Since the chosen points were similar to corner features (which have gradients in two directions instead of one, making them a distinctive feature), a convolutional neural network capable of detecting these points could be created. The following is a result of the integration between the cone detection, keypoints detection, and Perspective-n-Point:

However, the computational cost is expensive, with 0.3 FPS on a Jetson Nano.

Bird's-eye View

Another method is the bird's-eye view, also called inverse perspective mapping, which creates a top view of the image and it can be performed using OpenCV.

After that, we identify the centers of the cones bounding boxes in the distorted image, and based on the real distance between the cones (approximately 5 meters in the competition), we create a scale to transform the coordinates in the image into real-world coordinates.

The regular perspective of cones
IPM view of cones

Although this method does not have better accuracy, the decrease in computational cost makes it much more attractive than the keypoints method. Knowing the relationship between the coordinate system of the transformation to the global reference frame it is possible to obtain surprising results. Below is a comparison between the position of the cones mapped by inverse perspective with cones detected by a lidar, a specific sensor to obtain spatial information about its surroundings.

IPM compared to LIDAR

Path Planning

Our path planning algorithm consists of three steps. First, the space is discretized using a triangulation algorithm, then a tree of possible paths is created through discretization. Finally, all paths are sorted by a cost function and the path with the lowest cost is chosen.

To discretize the space, Delaunay Triangulation is used, in which the vertices of the generated triangles are the cones, and the midpoint of specific edges are connected to generate trajectories.

However, it is possible to generate several different trajectories, many of them inefficient and sometimes even wrong, leading to a planned path that veers off the track. From this tree of possibilities, a cost is defined for each path, which is related to the yaw change, the total length of the path, and the permanence of the car inside the track along the route. Finally, the path with the lowest cost is selected.

The following is a result of this trajectory planning integrated with the 3D position of the cones via inverse perspective mapping.

Lateral Control

With the path planned, it is necessary to pass this information to the vehicle's actuators through commands, which in our case will be passed only at the steering angle, keeping the speed constant.

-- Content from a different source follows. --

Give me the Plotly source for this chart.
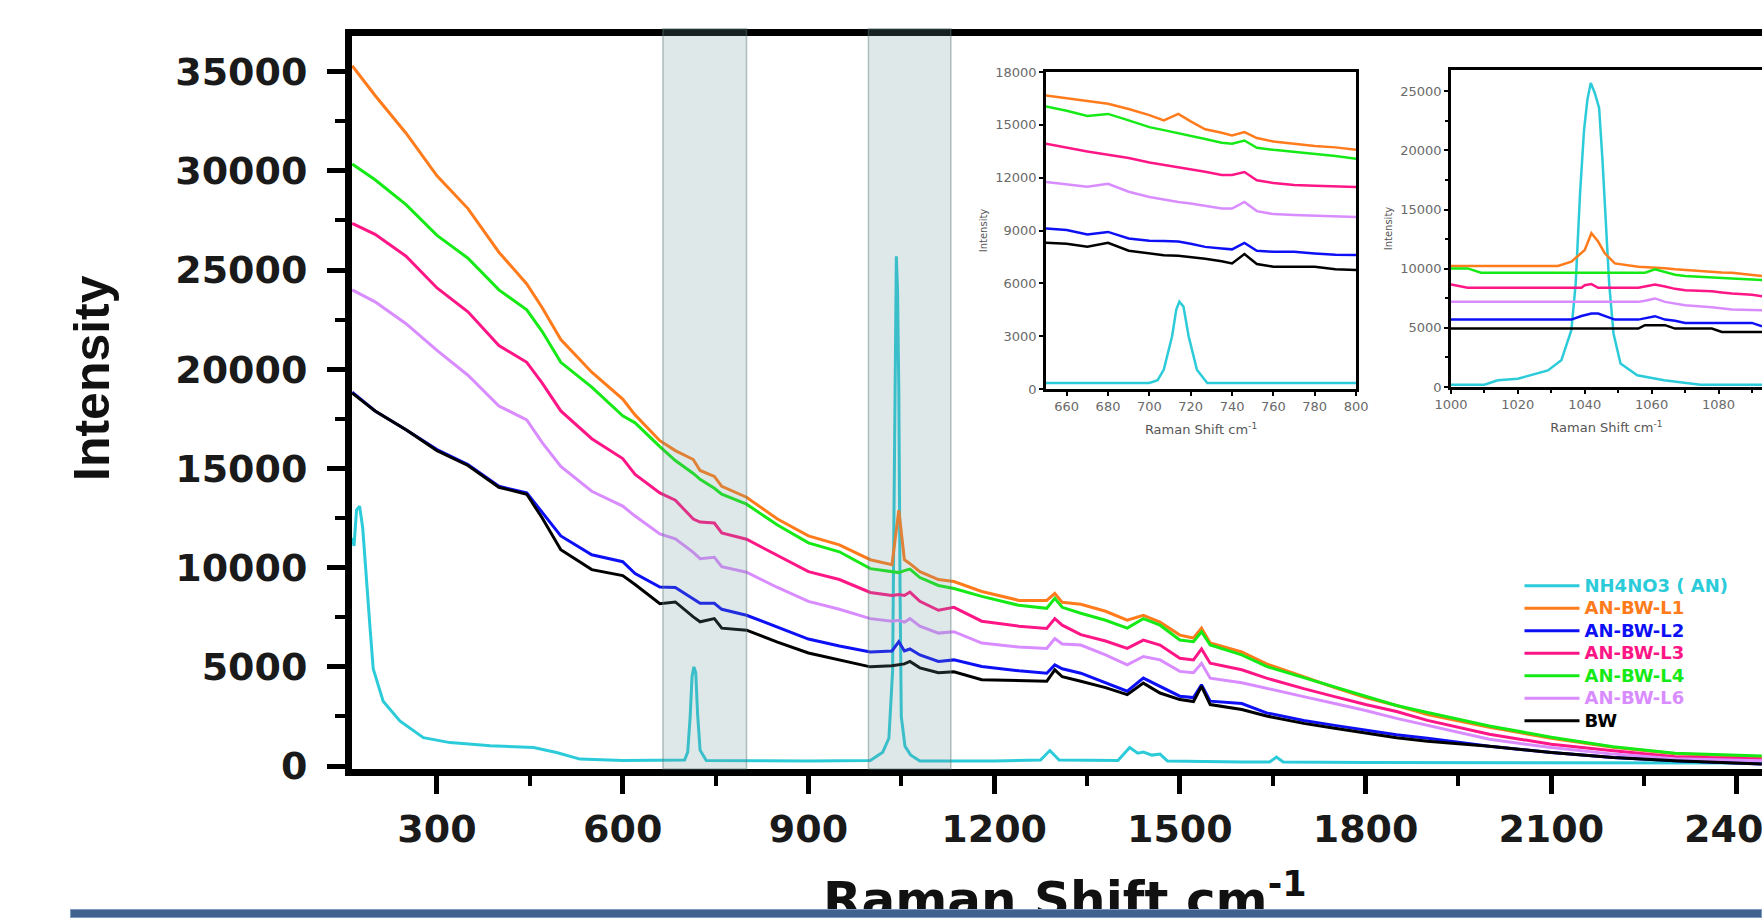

We have already used 3 methods to perform this lateral control: Pure Pursuit, Stanley Controller, and Model Predictive Control. The most famous and easiest to implement is the Pure Pursuit and for lower speeds, it can be used to tackle this lateral control challenge.

In this article, you can delve deeper into these lateral control methods.

How to Build Your Own Self-Driving Systems

We can implement this pipeline on Formula Student Driverless Simulator, a community project that recreates the racing environment and simulates all commonly used sensors. We use python and Robot Operating System (ROS) to build our autonomous system.

With more time and resources you can test your pipeline in the real world by building a miniature vehicle. Ampera Racing did this with a remote control car in which we added sensors like motor encoders, GPS, Inertial measurement unit (IMU), monocular camera, and Lidar. A Jetson Nano and Arduino Uno were used as a master computer and a slave computer respectively. A monocular camera is a common type of vision sensor used in automated driving applications.

Ampera Racing autonomous miniature vehicle


The challenge that we at Ampera Racing will have to face by the end of the year goes far beyond what has been seen in this blog, but from the methods presented, we hope it was possible to understand in a simplified way how an autonomous vehicle can locate itself, plan its movement, and execute these commands using object detection.